KABARIKA.ID, BALI– Wakil Menteri Pertanian (Wamentan), Sudaryono mengungkapkan berdasarkan data Badan Pusat Statistik (BPS) hingga April 2025, produksi gabah nasional mencapai 13,9 juta ton. Sementara konsumsi beras domestik tercatat sekitar 10,37 juta ton, hal ini menunjukkan surplus dan cukup untuk memenuhi kebutuhan pangan dalam negeri.
Selain itu, Wamentan Sudaryono atau yang akrab disapa Mas Dar menjelaskan keberhasilan program penyediaan air melalui pompanisasi dan pipanisasi yang memungkinkan petani menanam dua hingga tiga kali dalam setahun.

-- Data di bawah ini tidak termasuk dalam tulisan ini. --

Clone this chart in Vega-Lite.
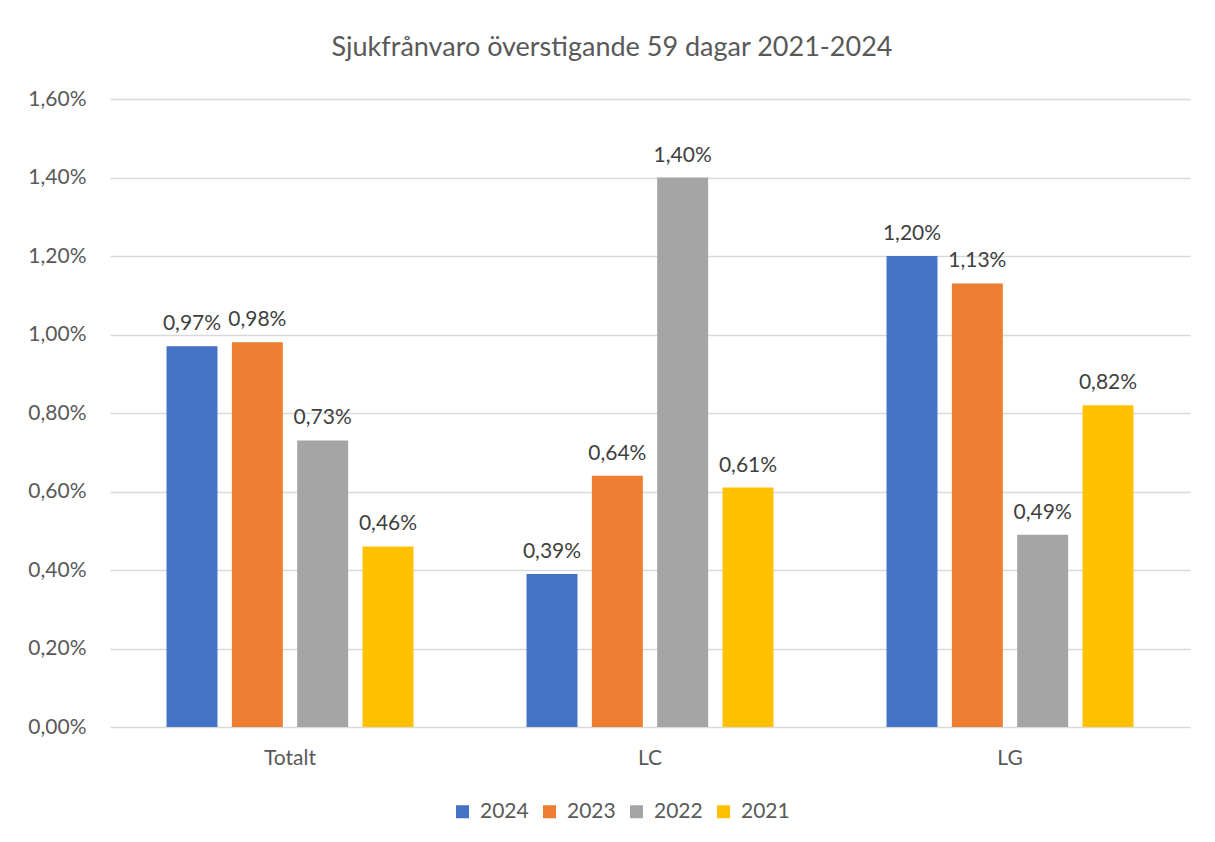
{
  "$schema": "https://vega.github.io/schema/vega-lite/v6.json",
  "width": 1080,
  "height": 628,
  "autosize": {"type": "none"},
  "padding": {"left": 110, "top": 99, "right": 25, "bottom": 115},
  "background": "white",
  "config": {
    "locale": {"number": {"decimal": ",", "thousands": " ", "grouping": [3], "currency": ["", " kr"]}},
    "font": "Lato",
    "view": {"stroke": null},
    "axis": {"labelColor": "#595959", "labelFont": "Lato", "labelFontSize": 21, "grid": false, "ticks": false, "title": null}
  },
  "title": {"text": "Sjukfrånvaro överstigande 59 dagar 2021-2024", "fontSize": 27, "font": "Lato", "fontWeight": "normal", "color": "#595959", "offset": 26, "dx": -38},
  "data": {"values": [
    {"grupp": "Totalt", "ar": "2024", "varde": 0.0097},
    {"grupp": "Totalt", "ar": "2023", "varde": 0.0098},
    {"grupp": "Totalt", "ar": "2022", "varde": 0.0073},
    {"grupp": "Totalt", "ar": "2021", "varde": 0.0046},
    {"grupp": "LC", "ar": "2024", "varde": 0.0039},
    {"grupp": "LC", "ar": "2023", "varde": 0.0064},
    {"grupp": "LC", "ar": "2022", "varde": 0.014},
    {"grupp": "LC", "ar": "2021", "varde": 0.0061},
    {"grupp": "LG", "ar": "2024", "varde": 0.012},
    {"grupp": "LG", "ar": "2023", "varde": 0.0113},
    {"grupp": "LG", "ar": "2022", "varde": 0.0049},
    {"grupp": "LG", "ar": "2021", "varde": 0.0082}
  ]},
  "encoding": {
    "x": {"field": "grupp", "type": "nominal", "sort": ["Totalt", "LC", "LG"],
      "scale": {"paddingInner": 0.314, "paddingOuter": 0.157},
      "axis": {"labelAngle": 0, "labelPadding": 20, "domain": false}},
    "xOffset": {"field": "ar", "type": "nominal", "sort": ["2024", "2023", "2022", "2021"],
      "scale": {"paddingInner": 0.22, "paddingOuter": 0}},
    "y": {"field": "varde", "type": "quantitative",
      "scale": {"domain": [0, 0.016]},
      "axis": {"values": [0, 0.002, 0.004, 0.006, 0.008, 0.01, 0.012, 0.014, 0.016], "format": ".2%", "grid": true, "gridColor": "#d9d9d9", "gridWidth": 1.3, "domain": false, "labelPadding": 24}}
  },
  "layer": [
    {
      "mark": {"type": "bar"},
      "encoding": {
        "color": {"field": "ar", "type": "nominal", "sort": ["2024", "2023", "2022", "2021"],
          "scale": {"domain": ["2024", "2023", "2022", "2021"], "range": ["#4472C4", "#ED7D31", "#A5A5A5", "#FFC000"]},
          "legend": {"title": null, "orient": "none", "direction": "horizontal", "legendX": 342, "legendY": 702,
            "symbolType": "square", "symbolSize": 169, "symbolStrokeWidth": 0, "labelFontSize": 21, "labelColor": "#595959", "labelFont": "Lato", "labelOffset": 7, "columnPadding": 10}}
      }
    },
    {
      "mark": {"type": "text", "baseline": "bottom", "dy": -12, "fontSize": 21, "color": "#404040", "font": "Lato"},
      "encoding": {"text": {"field": "varde", "type": "quantitative", "format": ".2%"}}
    }
  ]
}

Melalui program ini, lebih dari 2 juta hektare lahan berhasil dialiri air, meningkatkan produktivitas pertanian yang sangat signifikan.
“Indeks pertanaman kita meningkat. Ini berarti produktivitas lahan juga naik. Satu kali tanam dalam setahun kini bisa menjadi dua hingga tiga kali. Ini capaian luar biasa,” ungkapnya saat membuka acara International Fertilizer Producers Event di Bali pada Rabu (23/4/2025), yang dihadiri pelaku industri pupuk dari berbagai negara.
Dengan peningkatan produktivitas ini, Indonesia semakin optimis untuk mencapai swasembada beras. Apalagi, Perum Bulog telah menyerap 1,4 juta ton gabah dari target 2 juta ton pada bulan April 2025. Jika target tersebut tercapai, Indonesia tidak lagi memerlukan impor beras.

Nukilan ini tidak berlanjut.